A long time ago I was so fascinated by how one air traffic control system could handle all the planes for three New York Area airports simultaneously, long before there was the internet or even multi user computers, that I wrote a paper on it for part of my post grad degree program. Recently the SenseCy blog has called out some highlights from the AIAA official release of ” A Framework for Aviation Cyber Security” which discussed the connectivity challenge in a networked world..
With the enormous number of computers involved today in air traffic control, airport and ground control, as well as on-board control, the concerns about cyber security in this special industry have expanded dramatically.
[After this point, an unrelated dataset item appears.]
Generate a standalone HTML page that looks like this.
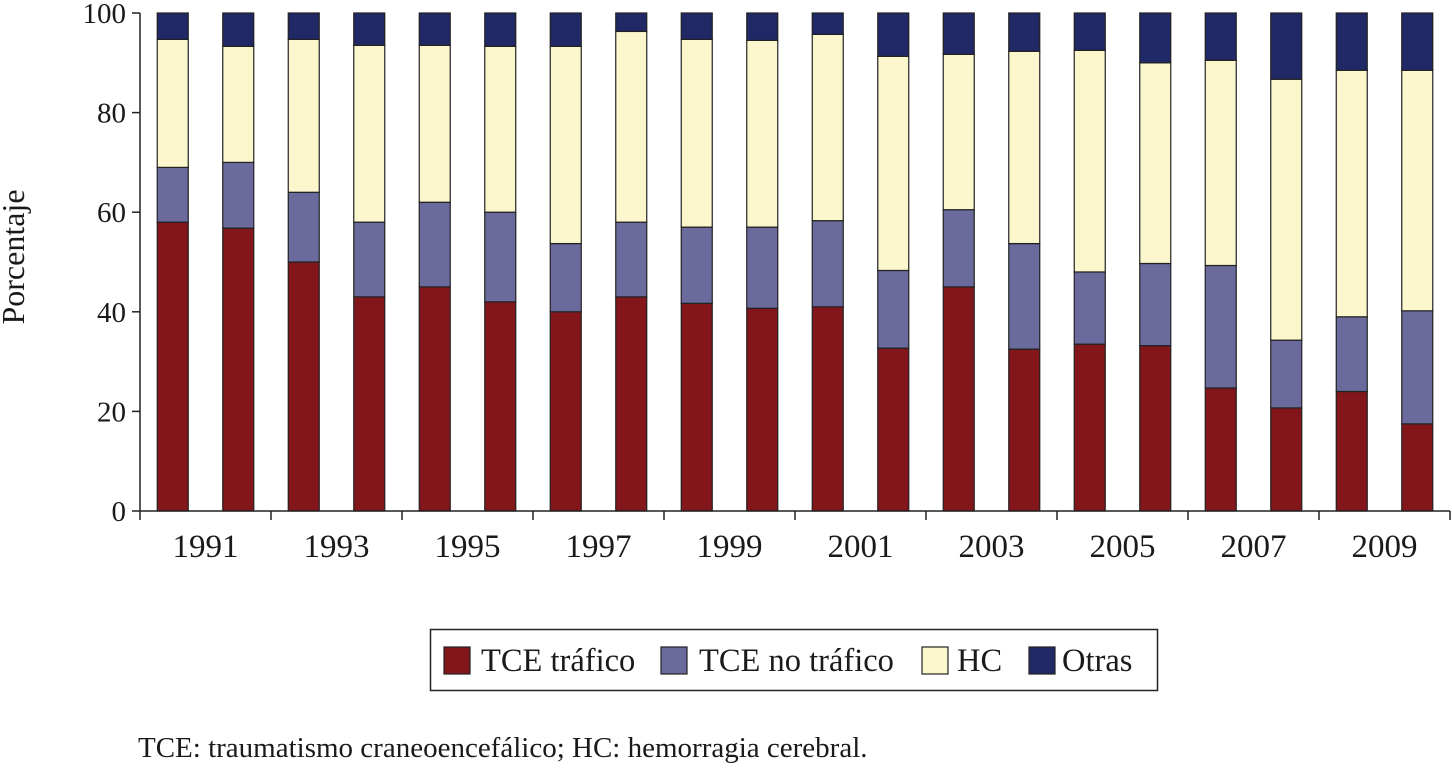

Perhaps because air travel is the primary method of international travel, plus the fact that other transportation systems don’t fall out of the sky when they fail, more attention needs to be paid to aviation than rail, ship or car travel (not that these others aren’t susceptible to attacks too).
Since the development of drones and their much wider deployment in recent conflicts, even Joe Public knows you can take control of planes from the right computers. This has also been portrayed in movies and TV shows. My concern is that all the attention seems to be paid to protecting these “front end access” systems. But what if malicious code has infected the back end systems or embedded code, for example? Infections that may lie dormant for a long time but then cause a lot of problems. A virus made its way into the International Space Station via a simple USB drive some astronaut brought aboard – so this is not just a theoretical discussion.
I hope and trust that some more attention will be paid to making back-end and embedded systems more tamper-proof before I next leave for the airport.